現地時間の2020年9月15日、Appleはシンガポール政府との健康イニシアチブに関するパートナーシップ締結を発表した。この健康イニシアチブでは、医師や公衆衛生の専門家との協力で作成されたLumiHealthというアプリを用いて、Apple WatchとiPhoneを通じたゲーム感覚のヘルスケアを国民に提供する。加えて、参加した国民はアプリ内のゲームを通じて、2年間のプログラムで合計最大380シンガポールドル(約3万円)相当の報酬を得られる。さらに、今回のパートナーシップは新型コロナウィルスの感染モニタリングにも利用される予定となっている。
シンガポール政府がテック企業と健康に関する協力体制をとるのは、今回が初めてではない。2019年にはApple Watchと競合するFitbit社と、国民数十万人にフィットネストラッカーを提供する協定を結んでいた。リー・シェンロン政権下で2014年から推進されてきた、「スマート・ネーション」と呼ばれるテクノロジーによる社会課題への政策的取り組みの一環に、シンガポール政府は国民の健康を位置づけているのである。
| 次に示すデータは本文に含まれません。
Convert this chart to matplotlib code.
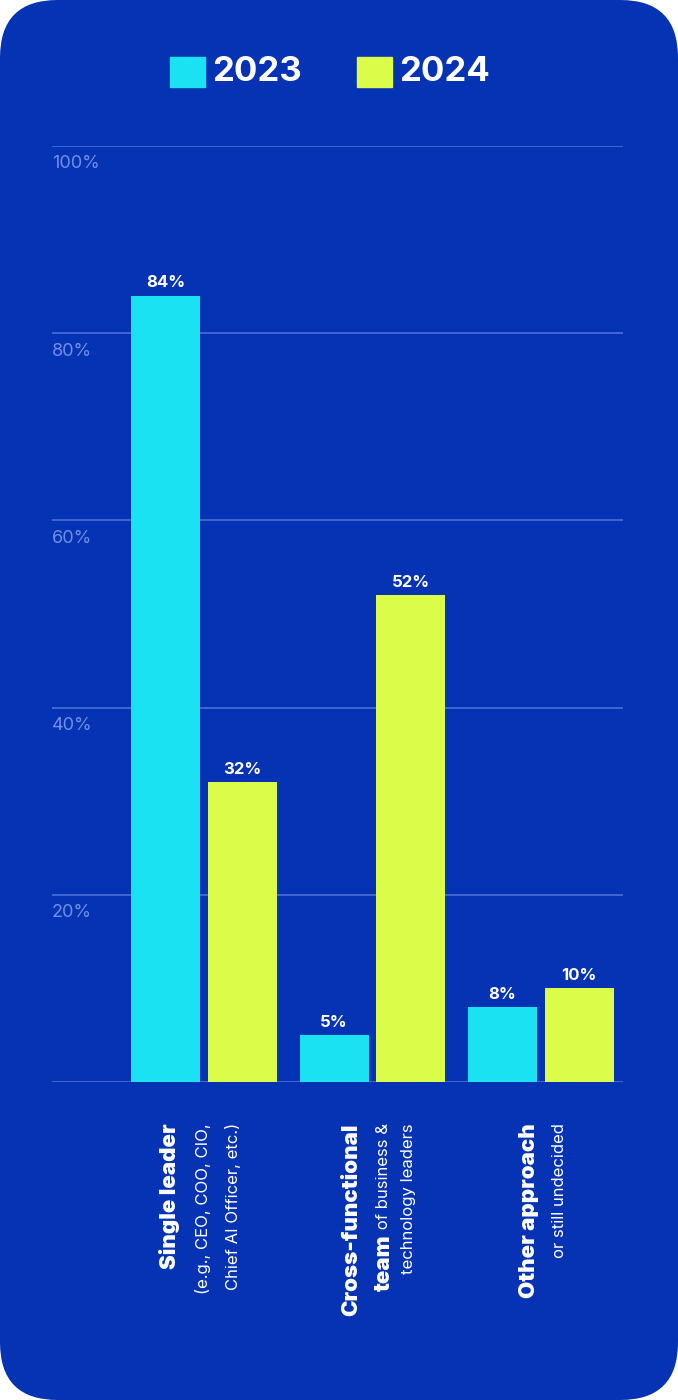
import matplotlib.pyplot as plt
from matplotlib.patches import FancyBboxPatch, Rectangle
import numpy as np

years = ["2023", "2024"]
values_2023 = [84, 5, 8]
values_2024 = [32, 52, 10]
label_lines = [
    [("Single leader", "", True), ("(e.g., CEO, COO, CIO,", "", False), ("Chief AI Officer, etc.)", "", False)],
    [("Cross-functional", "", True), ("team", " of business &", None), ("technology leaders", "", False)],
    [("Other approach", "", True), ("or still undecided", "", False)],
]
yticks = [20, 40, 60, 80, 100]

BG = "#0533b3"
CYAN = "#1ae2f2"
YELLOW = "#dcfc4a"
W, H = 678, 1400

fig = plt.figure(figsize=(W / 100, H / 100), dpi=100)
fig.patch.set_facecolor("white")
fig.patches.append(FancyBboxPatch((0, 0), 1, 1, boxstyle="round,pad=0,rounding_size=0.085",
                                  transform=fig.transFigure, facecolor=BG, edgecolor="none",
                                  mutation_aspect=W / H, zorder=-10))

def fx(px):
    return px / W

def fy(py):
    return 1 - py / H

ax = fig.add_axes([fx(52), fy(1082), fx(623) - fx(52), fy(146) - fy(1082)])
ax.set_facecolor("none")
x = np.arange(3)
off = 0.228
bw = 0.41
ax.bar(x - off, values_2023, bw, color=CYAN, zorder=3)
ax.bar(x + off, values_2024, bw, color=YELLOW, zorder=3)
for xs, vals in ((x - off, values_2023), (x + off, values_2024)):
    for xi, v in zip(xs, vals):
        ax.text(xi, v + 0.6, f"{v}%", ha="center", va="bottom", color="white",
                fontsize=12, fontweight="bold", family="Inter")
ax.set_xlim(-0.902, 2.487)
ax.set_ylim(0, 100)
for t in [0] + yticks:
    ax.axhline(t, color="#4b70d6", lw=1.2, zorder=1)
for t in yticks:
    ax.text(0, t - 1.0, f"{t}%", transform=ax.get_yaxis_transform(), ha="left", va="top",
            color="#6f90e6", fontsize=13, family="Inter")
ax.axis("off")

# legend
for i, (yr, col) in enumerate(zip(years, [CYAN, YELLOW])):
    x0 = 170 + i * 187
    fig.patches.append(Rectangle((fx(x0), fy(87)), fx(35), fy(57) - fy(87),
                                 transform=fig.transFigure, color=col))
    fig.text(fx(x0 + 42), fy(72), yr, color="white", fontsize=25, fontweight="bold",
             family="Inter", va="center", ha="left")

# category labels, rotated
line_x = [[170, 203, 233], [351, 384, 409], [529, 560]]
top = fy(1123)
fig.canvas.draw()
r = fig.canvas.get_renderer()
for lines, xs in zip(label_lines, line_x):
    for (a, b, bold), px in zip(lines, xs):
        if bold is None:
            t2 = fig.text(fx(px), top, b, rotation=90, rotation_mode="anchor", ha="right",
                          va="center", color="white", fontsize=12, family="Inter")
            ext = t2.get_window_extent(r)
            fig.text(fx(px), ext.y0 / H, a, rotation=90, rotation_mode="anchor", ha="right",
                     va="center", color="white", fontsize=16, fontweight="black", family="Inter")
        else:
            fig.text(fx(px), top, a, rotation=90, rotation_mode="anchor", ha="right", va="center",
                     color="white", fontsize=16 if bold else 12,
                     fontweight="black" if bold else "normal", family="Inter")

fig.savefig("out.png", dpi=100, facecolor="white")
「世界中で私たちがCOVID-19の課題に取り組んでいる時でさえ、私たちは未来への投資を続けなければなりません。そして、私たち自身の健康への投資に勝るものはありません」と、ヘン・スイキャット副首相はパートナーシップ締結時の声明で述べているが、政府やテック企業はなぜ市民の健康にこれほど高い関心を抱いているのだろうか。
各国の医療システム
2019年におこなわれたランセットの経年調査によると、世界的に見て国家による保健サービスは1990年代から比べて向上したものの、カバレッジの程度は国ごとのバラツキが大きく、ほとんどの国で1990〜2010年と比較して2010〜2019年の保健サービス向上の進捗率が低下した。また、非伝染性疾患が潜在的な健康増進において重要にもかかわらず、非伝染性疾患の負担の増加とそれに伴う人々の健康ニーズに、多くの医療システムが対応していないことが示唆された。
こうした保健サービスの向上鈍化と非伝染性疾患のニーズへの非対応、という継続的かつ長期的に重要な問題を、世界各国のヘルスケア体制は抱えている。
財政難とコロナ禍による医療危機
では、上記のようなヘルスケア体制の課題の現状は、具体的にどのようなものなのだろうか。
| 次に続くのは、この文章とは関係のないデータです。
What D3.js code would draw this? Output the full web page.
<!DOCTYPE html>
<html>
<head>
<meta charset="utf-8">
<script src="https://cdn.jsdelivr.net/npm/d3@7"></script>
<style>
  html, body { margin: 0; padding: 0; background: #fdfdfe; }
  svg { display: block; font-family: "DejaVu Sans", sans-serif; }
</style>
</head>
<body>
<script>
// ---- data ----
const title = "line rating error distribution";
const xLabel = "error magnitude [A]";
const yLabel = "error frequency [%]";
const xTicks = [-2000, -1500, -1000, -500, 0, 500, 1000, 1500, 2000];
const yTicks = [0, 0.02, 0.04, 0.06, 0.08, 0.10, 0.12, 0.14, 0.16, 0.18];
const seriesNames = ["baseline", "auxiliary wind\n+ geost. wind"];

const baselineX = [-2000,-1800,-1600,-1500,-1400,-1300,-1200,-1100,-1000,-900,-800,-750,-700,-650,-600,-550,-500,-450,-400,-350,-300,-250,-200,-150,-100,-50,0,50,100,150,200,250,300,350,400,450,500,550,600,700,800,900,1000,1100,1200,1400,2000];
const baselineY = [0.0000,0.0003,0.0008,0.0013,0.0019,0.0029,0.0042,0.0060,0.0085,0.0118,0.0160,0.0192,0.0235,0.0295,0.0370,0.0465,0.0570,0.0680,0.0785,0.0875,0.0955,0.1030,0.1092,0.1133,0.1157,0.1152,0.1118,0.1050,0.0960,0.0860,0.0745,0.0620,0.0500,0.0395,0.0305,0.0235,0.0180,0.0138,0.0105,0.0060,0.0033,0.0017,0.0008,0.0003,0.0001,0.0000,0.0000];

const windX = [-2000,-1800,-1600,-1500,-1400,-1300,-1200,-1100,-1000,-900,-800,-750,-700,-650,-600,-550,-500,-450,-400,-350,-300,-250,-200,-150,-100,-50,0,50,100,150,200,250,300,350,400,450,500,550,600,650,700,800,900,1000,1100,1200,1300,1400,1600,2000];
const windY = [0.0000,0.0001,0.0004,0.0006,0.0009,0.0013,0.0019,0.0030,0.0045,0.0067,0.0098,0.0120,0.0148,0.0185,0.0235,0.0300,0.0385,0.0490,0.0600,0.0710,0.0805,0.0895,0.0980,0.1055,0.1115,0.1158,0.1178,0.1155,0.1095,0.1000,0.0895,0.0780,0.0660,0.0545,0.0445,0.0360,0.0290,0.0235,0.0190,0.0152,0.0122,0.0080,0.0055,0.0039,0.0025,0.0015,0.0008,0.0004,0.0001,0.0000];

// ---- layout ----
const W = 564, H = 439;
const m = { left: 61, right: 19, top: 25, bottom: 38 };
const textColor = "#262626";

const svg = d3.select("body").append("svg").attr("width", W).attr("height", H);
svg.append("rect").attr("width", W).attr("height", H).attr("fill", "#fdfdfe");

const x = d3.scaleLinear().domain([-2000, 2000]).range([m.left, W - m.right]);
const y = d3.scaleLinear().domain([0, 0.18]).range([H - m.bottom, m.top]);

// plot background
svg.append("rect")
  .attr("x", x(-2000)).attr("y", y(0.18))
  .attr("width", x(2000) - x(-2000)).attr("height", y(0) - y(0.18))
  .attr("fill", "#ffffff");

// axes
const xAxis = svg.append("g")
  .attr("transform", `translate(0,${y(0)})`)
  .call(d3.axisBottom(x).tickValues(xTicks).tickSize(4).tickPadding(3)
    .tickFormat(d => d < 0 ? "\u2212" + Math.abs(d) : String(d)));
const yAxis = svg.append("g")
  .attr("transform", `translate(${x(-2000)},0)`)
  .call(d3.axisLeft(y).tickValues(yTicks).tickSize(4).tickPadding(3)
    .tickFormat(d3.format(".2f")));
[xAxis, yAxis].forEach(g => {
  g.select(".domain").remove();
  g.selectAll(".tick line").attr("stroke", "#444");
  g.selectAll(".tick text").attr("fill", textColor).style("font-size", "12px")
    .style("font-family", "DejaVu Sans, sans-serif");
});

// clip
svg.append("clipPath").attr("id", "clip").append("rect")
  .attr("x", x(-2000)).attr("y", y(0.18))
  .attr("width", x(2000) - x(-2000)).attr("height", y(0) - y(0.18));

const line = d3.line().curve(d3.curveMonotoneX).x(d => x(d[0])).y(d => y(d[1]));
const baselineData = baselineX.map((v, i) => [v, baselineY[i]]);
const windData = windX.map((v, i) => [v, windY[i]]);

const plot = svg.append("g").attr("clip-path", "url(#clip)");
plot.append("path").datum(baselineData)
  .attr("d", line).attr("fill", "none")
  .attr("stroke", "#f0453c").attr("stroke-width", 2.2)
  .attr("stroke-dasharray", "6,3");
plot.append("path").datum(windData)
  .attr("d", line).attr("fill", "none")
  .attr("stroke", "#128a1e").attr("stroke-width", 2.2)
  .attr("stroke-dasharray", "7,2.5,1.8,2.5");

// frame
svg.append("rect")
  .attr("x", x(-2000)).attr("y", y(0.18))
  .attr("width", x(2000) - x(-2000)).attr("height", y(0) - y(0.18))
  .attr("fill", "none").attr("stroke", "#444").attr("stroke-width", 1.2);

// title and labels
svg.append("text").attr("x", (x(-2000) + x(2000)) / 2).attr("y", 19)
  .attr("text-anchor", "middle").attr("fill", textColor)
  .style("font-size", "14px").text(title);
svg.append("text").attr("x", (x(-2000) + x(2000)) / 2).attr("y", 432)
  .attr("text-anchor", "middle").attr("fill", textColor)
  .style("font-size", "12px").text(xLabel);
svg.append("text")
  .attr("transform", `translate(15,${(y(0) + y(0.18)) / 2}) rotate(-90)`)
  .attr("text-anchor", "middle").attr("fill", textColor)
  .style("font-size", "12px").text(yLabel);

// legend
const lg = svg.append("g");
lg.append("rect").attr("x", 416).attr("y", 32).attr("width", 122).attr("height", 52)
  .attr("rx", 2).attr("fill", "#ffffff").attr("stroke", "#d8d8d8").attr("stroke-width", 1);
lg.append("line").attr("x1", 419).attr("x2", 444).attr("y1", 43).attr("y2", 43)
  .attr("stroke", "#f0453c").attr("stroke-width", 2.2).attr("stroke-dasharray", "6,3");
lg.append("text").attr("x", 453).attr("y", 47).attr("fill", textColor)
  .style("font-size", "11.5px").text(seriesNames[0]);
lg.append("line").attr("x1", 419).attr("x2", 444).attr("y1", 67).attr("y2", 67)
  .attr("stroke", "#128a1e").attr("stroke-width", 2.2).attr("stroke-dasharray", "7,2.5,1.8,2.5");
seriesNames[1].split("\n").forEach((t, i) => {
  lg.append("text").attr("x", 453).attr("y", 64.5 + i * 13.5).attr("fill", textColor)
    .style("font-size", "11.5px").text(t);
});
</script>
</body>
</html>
各国のヘルスケア体制は財政難に陥っているが、これに関してランセットの調査時と最も状況的に異なるのはコロナ禍である。例えばアメリカでは、もともと都市や州の財政が悪化していた中でパンデミックを迎えたため、健康保険への加入ができなかったり医療費の支払いが困難な患者のセーフティネットを担う地域病院が閉鎖や予算削減に追い込まれている。こうした公共の公衆衛生機関の財政難の原因として、かねてからの税収低下があるとされている。また、薬剤費の負担も上昇している。
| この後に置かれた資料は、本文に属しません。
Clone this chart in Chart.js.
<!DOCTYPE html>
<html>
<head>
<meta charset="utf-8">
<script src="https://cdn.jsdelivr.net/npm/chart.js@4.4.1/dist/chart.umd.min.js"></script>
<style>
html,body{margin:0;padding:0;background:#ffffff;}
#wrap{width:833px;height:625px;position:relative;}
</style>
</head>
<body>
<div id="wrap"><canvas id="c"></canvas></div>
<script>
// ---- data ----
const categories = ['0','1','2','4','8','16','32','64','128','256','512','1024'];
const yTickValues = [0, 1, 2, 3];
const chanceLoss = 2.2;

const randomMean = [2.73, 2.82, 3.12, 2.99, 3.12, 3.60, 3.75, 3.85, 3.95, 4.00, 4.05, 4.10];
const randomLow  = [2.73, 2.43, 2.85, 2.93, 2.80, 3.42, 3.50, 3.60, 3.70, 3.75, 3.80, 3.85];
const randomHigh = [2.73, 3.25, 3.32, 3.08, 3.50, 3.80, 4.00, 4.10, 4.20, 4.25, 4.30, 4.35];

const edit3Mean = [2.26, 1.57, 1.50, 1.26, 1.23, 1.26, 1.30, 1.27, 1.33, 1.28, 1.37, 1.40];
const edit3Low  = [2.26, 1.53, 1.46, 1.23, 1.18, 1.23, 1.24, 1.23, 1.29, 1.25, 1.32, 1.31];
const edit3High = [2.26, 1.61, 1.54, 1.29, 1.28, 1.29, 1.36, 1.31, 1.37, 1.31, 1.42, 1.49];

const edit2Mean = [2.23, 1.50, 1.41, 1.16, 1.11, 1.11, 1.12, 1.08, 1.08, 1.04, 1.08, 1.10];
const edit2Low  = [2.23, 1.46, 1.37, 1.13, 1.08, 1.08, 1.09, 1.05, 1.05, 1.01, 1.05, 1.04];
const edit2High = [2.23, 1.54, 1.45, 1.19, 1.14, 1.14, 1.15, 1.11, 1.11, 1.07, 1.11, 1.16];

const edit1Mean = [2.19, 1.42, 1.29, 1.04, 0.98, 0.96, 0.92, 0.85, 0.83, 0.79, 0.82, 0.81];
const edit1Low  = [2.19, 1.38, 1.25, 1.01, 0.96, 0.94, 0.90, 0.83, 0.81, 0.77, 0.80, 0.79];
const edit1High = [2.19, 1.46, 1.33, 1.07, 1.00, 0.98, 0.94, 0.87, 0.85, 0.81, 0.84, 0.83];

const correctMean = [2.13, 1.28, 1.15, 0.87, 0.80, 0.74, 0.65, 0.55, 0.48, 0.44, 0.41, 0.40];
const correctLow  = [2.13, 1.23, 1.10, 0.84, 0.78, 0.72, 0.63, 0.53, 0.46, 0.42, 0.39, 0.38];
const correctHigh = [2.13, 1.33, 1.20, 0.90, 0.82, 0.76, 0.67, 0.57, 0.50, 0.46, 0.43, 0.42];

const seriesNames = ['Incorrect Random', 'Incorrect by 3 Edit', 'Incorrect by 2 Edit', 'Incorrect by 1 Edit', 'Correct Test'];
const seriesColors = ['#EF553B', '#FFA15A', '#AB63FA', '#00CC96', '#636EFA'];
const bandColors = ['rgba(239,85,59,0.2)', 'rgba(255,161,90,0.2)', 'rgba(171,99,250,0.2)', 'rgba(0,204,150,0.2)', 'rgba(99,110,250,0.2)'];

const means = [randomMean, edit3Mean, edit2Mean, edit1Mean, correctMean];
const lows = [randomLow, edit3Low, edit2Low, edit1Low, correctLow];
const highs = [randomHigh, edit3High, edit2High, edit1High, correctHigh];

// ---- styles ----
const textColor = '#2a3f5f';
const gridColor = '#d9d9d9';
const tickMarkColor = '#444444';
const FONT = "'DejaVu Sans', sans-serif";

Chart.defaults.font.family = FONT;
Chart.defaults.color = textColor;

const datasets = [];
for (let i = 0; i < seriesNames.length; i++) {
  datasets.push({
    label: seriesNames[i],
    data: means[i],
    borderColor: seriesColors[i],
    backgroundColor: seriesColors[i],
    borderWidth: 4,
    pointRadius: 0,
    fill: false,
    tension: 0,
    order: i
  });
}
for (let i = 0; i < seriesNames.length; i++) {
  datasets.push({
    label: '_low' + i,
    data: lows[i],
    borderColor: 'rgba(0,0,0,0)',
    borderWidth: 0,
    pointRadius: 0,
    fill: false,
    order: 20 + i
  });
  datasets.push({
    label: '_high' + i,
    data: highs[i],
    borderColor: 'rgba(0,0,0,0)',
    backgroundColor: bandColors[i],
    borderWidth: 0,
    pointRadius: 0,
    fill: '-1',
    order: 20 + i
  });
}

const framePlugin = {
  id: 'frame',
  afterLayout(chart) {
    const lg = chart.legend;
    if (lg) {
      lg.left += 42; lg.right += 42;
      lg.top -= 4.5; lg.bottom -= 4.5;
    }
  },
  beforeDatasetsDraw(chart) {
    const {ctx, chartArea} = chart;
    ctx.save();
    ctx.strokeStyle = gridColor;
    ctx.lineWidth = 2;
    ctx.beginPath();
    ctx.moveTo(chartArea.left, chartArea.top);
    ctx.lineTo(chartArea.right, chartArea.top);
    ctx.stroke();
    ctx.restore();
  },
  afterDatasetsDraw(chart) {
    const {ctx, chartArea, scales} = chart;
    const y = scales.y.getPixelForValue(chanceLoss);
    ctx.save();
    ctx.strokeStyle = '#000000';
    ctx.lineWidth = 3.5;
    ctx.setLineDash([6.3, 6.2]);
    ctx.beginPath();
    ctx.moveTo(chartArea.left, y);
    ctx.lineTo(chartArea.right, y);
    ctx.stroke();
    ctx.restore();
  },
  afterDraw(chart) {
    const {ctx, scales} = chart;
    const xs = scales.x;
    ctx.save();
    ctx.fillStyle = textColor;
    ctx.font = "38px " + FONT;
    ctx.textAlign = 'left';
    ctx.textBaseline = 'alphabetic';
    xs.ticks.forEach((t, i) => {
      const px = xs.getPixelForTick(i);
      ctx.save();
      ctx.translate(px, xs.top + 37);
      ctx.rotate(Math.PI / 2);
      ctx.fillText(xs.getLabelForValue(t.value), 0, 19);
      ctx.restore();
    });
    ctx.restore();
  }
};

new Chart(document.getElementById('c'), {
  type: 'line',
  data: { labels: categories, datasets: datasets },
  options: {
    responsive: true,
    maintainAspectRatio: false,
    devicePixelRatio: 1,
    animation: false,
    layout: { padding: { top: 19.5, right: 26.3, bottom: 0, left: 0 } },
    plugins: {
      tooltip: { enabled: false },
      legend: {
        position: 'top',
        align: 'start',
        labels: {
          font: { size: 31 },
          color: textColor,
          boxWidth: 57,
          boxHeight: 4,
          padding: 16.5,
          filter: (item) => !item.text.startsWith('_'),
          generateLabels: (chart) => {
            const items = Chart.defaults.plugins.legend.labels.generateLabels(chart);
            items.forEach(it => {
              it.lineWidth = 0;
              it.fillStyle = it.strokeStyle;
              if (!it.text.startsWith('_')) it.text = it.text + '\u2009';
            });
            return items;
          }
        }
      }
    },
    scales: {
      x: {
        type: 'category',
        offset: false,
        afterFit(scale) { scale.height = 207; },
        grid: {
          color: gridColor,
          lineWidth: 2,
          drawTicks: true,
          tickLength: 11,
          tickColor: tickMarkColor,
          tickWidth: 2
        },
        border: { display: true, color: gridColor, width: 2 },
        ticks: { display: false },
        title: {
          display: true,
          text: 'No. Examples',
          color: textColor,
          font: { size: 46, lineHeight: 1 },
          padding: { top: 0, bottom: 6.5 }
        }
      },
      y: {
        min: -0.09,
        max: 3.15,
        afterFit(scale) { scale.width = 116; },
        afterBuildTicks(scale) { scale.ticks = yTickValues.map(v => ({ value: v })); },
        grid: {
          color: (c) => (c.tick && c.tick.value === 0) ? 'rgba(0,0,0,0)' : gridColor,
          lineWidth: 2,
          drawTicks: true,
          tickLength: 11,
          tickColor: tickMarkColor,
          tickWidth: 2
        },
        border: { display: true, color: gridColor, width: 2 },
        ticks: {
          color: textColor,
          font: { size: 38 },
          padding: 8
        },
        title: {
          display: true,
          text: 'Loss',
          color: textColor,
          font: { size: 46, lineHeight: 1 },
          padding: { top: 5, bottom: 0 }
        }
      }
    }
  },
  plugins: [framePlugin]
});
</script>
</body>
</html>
こうした状況はフランスやスペインなどの先進諸国だけでなく、医療体制が不十分なインドなどの国々でも深刻な問題となっている。
また、保険制度によっては、国民が医療を受ける際に大きな経済負担が求められるリスクがある。アメリカの場合、トランプ政権下で健康保険未加入者の数は増加しており、パンデミックに伴う失業で今後さらに保険未加入者が増えると予想されている。このため、政府が新型コロナウィルス対策資金を投下したにもかかわらず、治療を受けると高額な医療費を患者自身が負担するリスクがあるなど、市民が健康と家計を天秤にかけるような事態が発生しうる。
このように、政府にとってヘルスケア体制を維持するためのコストは逼迫したものとなっている。そして、こうしたコストを最適化して削減したい、というニーズを満たすソリューションをテック企業が提案しているのである。